Return the lines that follow, exactly as they appear, from the first through the one containing "tsf_lower = [49.0, 43.7, 45.9, 43.0, 38.7, 45.0, 59.4]"; no pictures are to be included.

Data lines start

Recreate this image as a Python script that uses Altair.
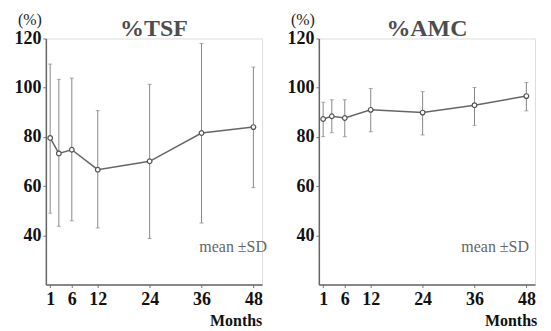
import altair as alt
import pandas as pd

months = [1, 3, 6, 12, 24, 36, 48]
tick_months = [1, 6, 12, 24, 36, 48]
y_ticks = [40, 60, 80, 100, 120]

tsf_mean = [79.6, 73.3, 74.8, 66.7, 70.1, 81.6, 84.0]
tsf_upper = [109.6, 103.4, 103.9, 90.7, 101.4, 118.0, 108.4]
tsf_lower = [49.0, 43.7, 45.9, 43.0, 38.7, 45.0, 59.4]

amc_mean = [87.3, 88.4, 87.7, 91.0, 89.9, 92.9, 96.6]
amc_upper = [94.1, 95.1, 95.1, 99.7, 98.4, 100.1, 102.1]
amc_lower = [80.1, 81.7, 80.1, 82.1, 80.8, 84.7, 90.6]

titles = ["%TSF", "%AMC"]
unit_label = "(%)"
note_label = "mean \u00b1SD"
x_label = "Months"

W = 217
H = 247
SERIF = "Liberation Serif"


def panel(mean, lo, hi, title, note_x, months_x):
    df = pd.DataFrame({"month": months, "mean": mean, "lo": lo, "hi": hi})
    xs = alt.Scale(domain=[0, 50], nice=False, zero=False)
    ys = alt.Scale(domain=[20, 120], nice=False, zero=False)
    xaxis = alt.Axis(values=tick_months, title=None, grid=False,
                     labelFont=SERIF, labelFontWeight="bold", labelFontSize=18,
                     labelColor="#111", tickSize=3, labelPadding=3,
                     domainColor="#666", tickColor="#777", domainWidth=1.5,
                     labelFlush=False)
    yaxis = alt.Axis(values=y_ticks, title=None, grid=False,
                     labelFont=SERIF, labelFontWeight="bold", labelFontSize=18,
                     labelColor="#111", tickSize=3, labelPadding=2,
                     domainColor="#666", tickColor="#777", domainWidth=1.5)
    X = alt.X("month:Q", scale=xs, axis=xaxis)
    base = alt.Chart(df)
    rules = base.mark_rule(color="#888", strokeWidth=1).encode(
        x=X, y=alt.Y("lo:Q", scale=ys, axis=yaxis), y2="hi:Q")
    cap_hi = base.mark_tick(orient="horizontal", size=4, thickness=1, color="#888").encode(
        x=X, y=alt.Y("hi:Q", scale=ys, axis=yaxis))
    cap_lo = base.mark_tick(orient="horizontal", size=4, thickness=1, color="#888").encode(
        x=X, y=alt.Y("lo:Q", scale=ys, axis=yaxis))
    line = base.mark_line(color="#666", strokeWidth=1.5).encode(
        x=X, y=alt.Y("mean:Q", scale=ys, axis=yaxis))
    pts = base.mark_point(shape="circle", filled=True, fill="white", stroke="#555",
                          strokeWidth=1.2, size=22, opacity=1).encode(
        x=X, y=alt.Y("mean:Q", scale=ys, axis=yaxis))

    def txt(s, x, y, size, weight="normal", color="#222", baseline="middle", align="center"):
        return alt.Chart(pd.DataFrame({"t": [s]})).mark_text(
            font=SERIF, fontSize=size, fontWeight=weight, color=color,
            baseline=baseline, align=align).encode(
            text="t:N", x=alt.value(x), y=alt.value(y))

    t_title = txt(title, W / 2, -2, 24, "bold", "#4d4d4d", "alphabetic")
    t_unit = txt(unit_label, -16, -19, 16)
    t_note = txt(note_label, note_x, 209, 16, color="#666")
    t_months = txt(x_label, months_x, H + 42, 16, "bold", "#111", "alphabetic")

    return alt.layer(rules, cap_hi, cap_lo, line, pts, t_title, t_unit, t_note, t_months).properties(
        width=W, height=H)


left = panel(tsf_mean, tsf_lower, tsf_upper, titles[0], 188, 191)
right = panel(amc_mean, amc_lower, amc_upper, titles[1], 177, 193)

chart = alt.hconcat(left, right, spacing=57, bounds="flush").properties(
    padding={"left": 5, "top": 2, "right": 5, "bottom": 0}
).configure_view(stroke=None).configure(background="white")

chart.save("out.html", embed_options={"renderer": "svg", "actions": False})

Data lines end

▶ Expected answer
Recreate this image as a Python script that uses Altair.
import altair as alt
import pandas as pd

months = [1, 3, 6, 12, 24, 36, 48]
tick_months = [1, 6, 12, 24, 36, 48]
y_ticks = [40, 60, 80, 100, 120]

tsf_mean = [79.6, 73.3, 74.8, 66.7, 70.1, 81.6, 84.0]
tsf_upper = [109.6, 103.4, 103.9, 90.7, 101.4, 118.0, 108.4]
tsf_lower = [49.0, 43.7, 45.9, 43.0, 38.7, 45.0, 59.4]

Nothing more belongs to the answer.